• Required work: Without the pictures, output the lines of the material from the very first through the one that holds "import seaborn as sns".

>> Start

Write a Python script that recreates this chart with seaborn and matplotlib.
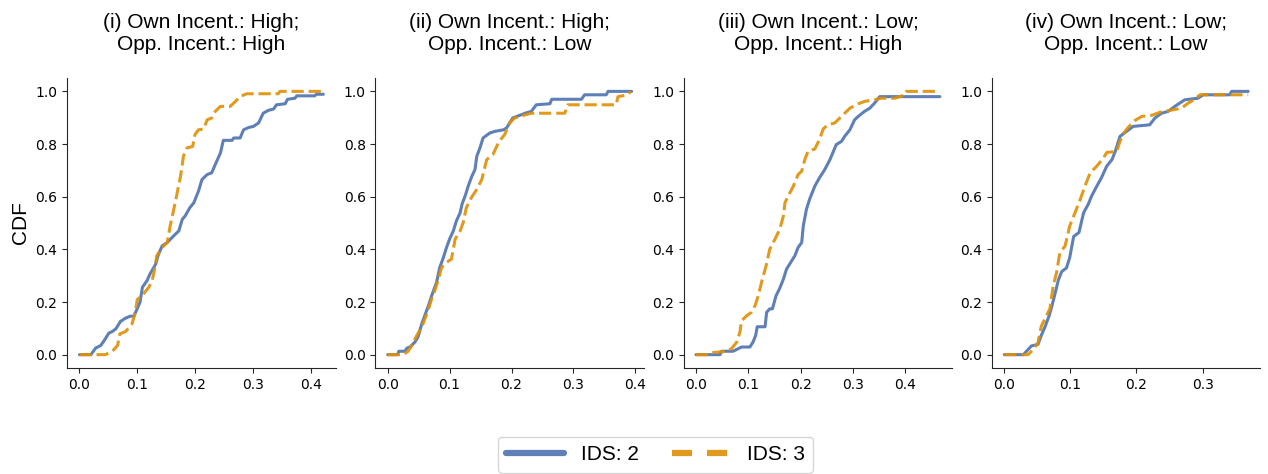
import matplotlib
matplotlib.use("Agg")
import matplotlib.pyplot as plt
from matplotlib.lines import Line2D
import pandas as pd
import seaborn as sns

# ------------------------------------------------------------------
# CDF curves, (x, cdf) pairs per condition
# ------------------------------------------------------------------
titles = [
    "(i) Own Incent.: High;\nOpp. Incent.: High",
    "(ii) Own Incent.: High;\nOpp. Incent.: Low",
    "(iii) Own Incent.: Low;\nOpp. Incent.: High",
    "(iv) Own Incent.: Low;\nOpp. Incent.: Low",
]
series_labels = ["IDS: 2", "IDS: 3"]

p1_ids2 = [(0, 0), (0.020, 0), (0.028, 0.025), (0.037, 0.035), (0.043, 0.054), (0.051, 0.082),
           (0.057, 0.088), (0.063, 0.098), (0.071, 0.126), (0.080, 0.139), (0.088, 0.146),
           (0.094, 0.146), (0.100, 0.174), (0.105, 0.200), (0.109, 0.256), (0.117, 0.281),
           (0.122, 0.306), (0.132, 0.344), (0.136, 0.376), (0.143, 0.413), (0.152, 0.426),
           (0.163, 0.451), (0.172, 0.470), (0.178, 0.514), (0.183, 0.527), (0.191, 0.558),
           (0.198, 0.577), (0.206, 0.621), (0.212, 0.665), (0.221, 0.684), (0.229, 0.691),
           (0.235, 0.722), (0.244, 0.766), (0.249, 0.814), (0.264, 0.814), (0.267, 0.823),
           (0.278, 0.823), (0.284, 0.854), (0.293, 0.863), (0.301, 0.867), (0.310, 0.880),
           (0.318, 0.917), (0.327, 0.928), (0.336, 0.933), (0.341, 0.949), (0.356, 0.953),
           (0.360, 0.970), (0.373, 0.974), (0.376, 0.983), (0.407, 0.983), (0.410, 0.989),
           (0.422, 0.989)]
p1_ids3 = [(0, 0), (0.045, 0), (0.057, 0.013), (0.066, 0.035), (0.070, 0.079), (0.080, 0.088),
           (0.091, 0.117), (0.097, 0.161), (0.100, 0.209), (0.111, 0.231), (0.120, 0.256),
           (0.126, 0.281), (0.130, 0.325), (0.134, 0.376), (0.143, 0.407), (0.152, 0.426),
           (0.157, 0.489), (0.162, 0.539), (0.168, 0.602), (0.175, 0.678), (0.180, 0.754),
           (0.186, 0.785), (0.196, 0.791), (0.200, 0.836), (0.206, 0.854), (0.215, 0.857),
           (0.221, 0.892), (0.229, 0.899), (0.235, 0.924), (0.244, 0.943), (0.261, 0.943),
           (0.270, 0.962), (0.278, 0.981), (0.290, 0.991), (0.344, 0.991), (0.347, 1.0),
           (0.419, 1.0)]

p2_ids2 = [(0, 0), (0.016, 0), (0.018, 0.013), (0.028, 0.013), (0.031, 0.025), (0.036, 0.029),
           (0.044, 0.048), (0.049, 0.067), (0.055, 0.117), (0.060, 0.149), (0.066, 0.187),
           (0.071, 0.224), (0.079, 0.275), (0.084, 0.331), (0.090, 0.369), (0.095, 0.407),
           (0.100, 0.439), (0.106, 0.470), (0.111, 0.508), (0.117, 0.539), (0.120, 0.571),
           (0.126, 0.609), (0.130, 0.640), (0.136, 0.678), (0.141, 0.703), (0.144, 0.754),
           (0.149, 0.785), (0.154, 0.823), (0.165, 0.842), (0.173, 0.848), (0.187, 0.854),
           (0.192, 0.861), (0.197, 0.880), (0.202, 0.899), (0.211, 0.907), (0.222, 0.917),
           (0.232, 0.924), (0.240, 0.949), (0.262, 0.953), (0.265, 0.970), (0.313, 0.970),
           (0.318, 0.987), (0.353, 0.987), (0.356, 1.0), (0.394, 1.0)]
p2_ids3 = [(0, 0), (0.025, 0), (0.033, 0.013), (0.039, 0.035), (0.047, 0.073), (0.055, 0.105),
           (0.060, 0.136), (0.066, 0.174), (0.071, 0.212), (0.076, 0.243), (0.082, 0.287),
           (0.087, 0.331), (0.095, 0.350), (0.103, 0.363), (0.109, 0.439), (0.117, 0.470),
           (0.122, 0.502), (0.127, 0.558), (0.135, 0.596), (0.144, 0.628), (0.152, 0.665),
           (0.160, 0.741), (0.170, 0.760), (0.176, 0.791), (0.181, 0.813), (0.189, 0.836),
           (0.197, 0.880), (0.205, 0.899), (0.216, 0.907), (0.232, 0.917), (0.286, 0.917),
           (0.291, 0.949), (0.369, 0.949), (0.372, 0.980), (0.388, 0.987), (0.392, 1.0)]

p3_ids2 = [(0, 0), (0.046, 0), (0.049, 0.013), (0.071, 0.013), (0.078, 0.020), (0.087, 0.029),
           (0.103, 0.029), (0.109, 0.048), (0.114, 0.073), (0.117, 0.106), (0.132, 0.106),
           (0.135, 0.161), (0.141, 0.174), (0.146, 0.174), (0.153, 0.224), (0.160, 0.252),
           (0.167, 0.287), (0.173, 0.325), (0.183, 0.357), (0.189, 0.376), (0.195, 0.407),
           (0.202, 0.426), (0.205, 0.489), (0.211, 0.552), (0.217, 0.590), (0.227, 0.640),
           (0.236, 0.672), (0.246, 0.703), (0.256, 0.741), (0.268, 0.798), (0.278, 0.810),
           (0.284, 0.829), (0.294, 0.854), (0.303, 0.892), (0.310, 0.905), (0.322, 0.924),
           (0.332, 0.936), (0.341, 0.955), (0.351, 0.980), (0.466, 0.980)]
p3_ids3 = [(0, 0), (0.027, 0), (0.033, 0.008), (0.058, 0.013), (0.068, 0.023), (0.078, 0.048),
           (0.084, 0.086), (0.087, 0.129), (0.097, 0.148), (0.106, 0.161), (0.113, 0.187),
           (0.119, 0.224), (0.126, 0.281), (0.134, 0.338), (0.141, 0.401), (0.151, 0.439),
           (0.160, 0.476), (0.167, 0.527), (0.170, 0.577), (0.176, 0.602), (0.186, 0.640),
           (0.195, 0.684), (0.202, 0.697), (0.208, 0.741), (0.214, 0.773), (0.227, 0.781),
           (0.236, 0.817), (0.243, 0.857), (0.252, 0.873), (0.265, 0.880), (0.278, 0.905),
           (0.294, 0.936), (0.310, 0.953), (0.322, 0.962), (0.341, 0.968), (0.354, 0.974),
           (0.380, 0.974), (0.399, 0.987), (0.402, 1.0), (0.466, 1.0)]

p4_ids2 = [(0, 0), (0.029, 0), (0.034, 0.014), (0.041, 0.033), (0.051, 0.039), (0.056, 0.073),
           (0.062, 0.108), (0.068, 0.149), (0.072, 0.184), (0.077, 0.234), (0.082, 0.285),
           (0.087, 0.316), (0.094, 0.329), (0.099, 0.369), (0.105, 0.449), (0.113, 0.464),
           (0.120, 0.539), (0.127, 0.571), (0.132, 0.602), (0.140, 0.640), (0.147, 0.672),
           (0.155, 0.716), (0.163, 0.741), (0.168, 0.773), (0.175, 0.829), (0.185, 0.848),
           (0.195, 0.867), (0.220, 0.873), (0.228, 0.899), (0.238, 0.917), (0.248, 0.924),
           (0.258, 0.943), (0.273, 0.968), (0.293, 0.974), (0.301, 0.987), (0.341, 0.987),
           (0.344, 1.0), (0.369, 1.0)]
p4_ids3 = [(0, 0), (0.036, 0), (0.044, 0.020), (0.051, 0.045), (0.056, 0.108), (0.064, 0.149),
           (0.069, 0.174), (0.074, 0.262), (0.079, 0.310), (0.084, 0.386), (0.092, 0.413),
           (0.099, 0.489), (0.107, 0.539), (0.115, 0.590), (0.122, 0.640), (0.130, 0.691),
           (0.140, 0.716), (0.150, 0.747), (0.155, 0.768), (0.170, 0.772), (0.175, 0.810),
           (0.180, 0.839), (0.188, 0.865), (0.198, 0.890), (0.208, 0.905), (0.223, 0.909),
           (0.236, 0.921), (0.253, 0.929), (0.268, 0.936), (0.278, 0.955), (0.288, 0.970),
           (0.296, 0.987), (0.369, 0.987)]

panels = [(p1_ids2, p1_ids3), (p2_ids2, p2_ids3), (p3_ids2, p3_ids3), (p4_ids2, p4_ids3)]

rows = []
for i, pair in enumerate(panels):
    for label, pts in zip(series_labels, pair):
        for x, y in pts:
            rows.append({"panel": i, "ids": label, "x": x, "y": y})
df = pd.DataFrame(rows)

# ------------------------------------------------------------------
# PLOT
# ------------------------------------------------------------------
sns.set_style("ticks")
plt.rcParams["font.family"] = ["DejaVu Sans"]
plt.rcParams["text.color"] = "black"
plt.rcParams["axes.labelcolor"] = "black"
plt.rcParams["xtick.labelcolor"] = "black"
plt.rcParams["ytick.labelcolor"] = "black"

palette = {"IDS: 2": "#4c72b0", "IDS: 3": "#de8f05"}
dashes = {"IDS: 2": "", "IDS: 3": (4, 1.6)}
title_font = {"family": "Liberation Sans", "size": 15}

fig, axes = plt.subplots(1, 4, figsize=(12.68, 4.74), dpi=100)
fig.subplots_adjust(left=0.053, right=0.994, top=0.835, bottom=0.224, wspace=0.149)

for i, ax in enumerate(axes):
    sub = df[df["panel"] == i]
    sns.lineplot(data=sub, x="x", y="y", hue="ids", style="ids", palette=palette,
                 dashes=dashes, sort=False, estimator=None, lw=2.2, alpha=0.9,
                 legend=False, ax=ax)
    ax.set_title(titles[i], fontdict=title_font, pad=20)
    ax.set_xlabel("")
    ax.set_ylabel("")
    ax.tick_params(labelsize=10)
    sns.despine(ax=ax)

axes[0].set_ylabel("CDF", fontdict=title_font, labelpad=4)

handles = [
    Line2D([0], [0], color=palette["IDS: 2"], alpha=0.9, lw=4.5),
    Line2D([0], [0], color=palette["IDS: 3"], alpha=0.9, lw=4.5, ls=(0, (3.2, 2.4))),
]
fig.legend(handles, series_labels, loc="lower center", bbox_to_anchor=(0.517, -0.019),
           ncol=2, prop={"family": "Liberation Sans", "size": 15}, handlelength=2.8,
           columnspacing=1.6, frameon=True)

fig.savefig("out.png", dpi=100)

>> End

• The answer:
Write a Python script that recreates this chart with seaborn and matplotlib.
import matplotlib
matplotlib.use("Agg")
import matplotlib.pyplot as plt
from matplotlib.lines import Line2D
import pandas as pd
import seaborn as sns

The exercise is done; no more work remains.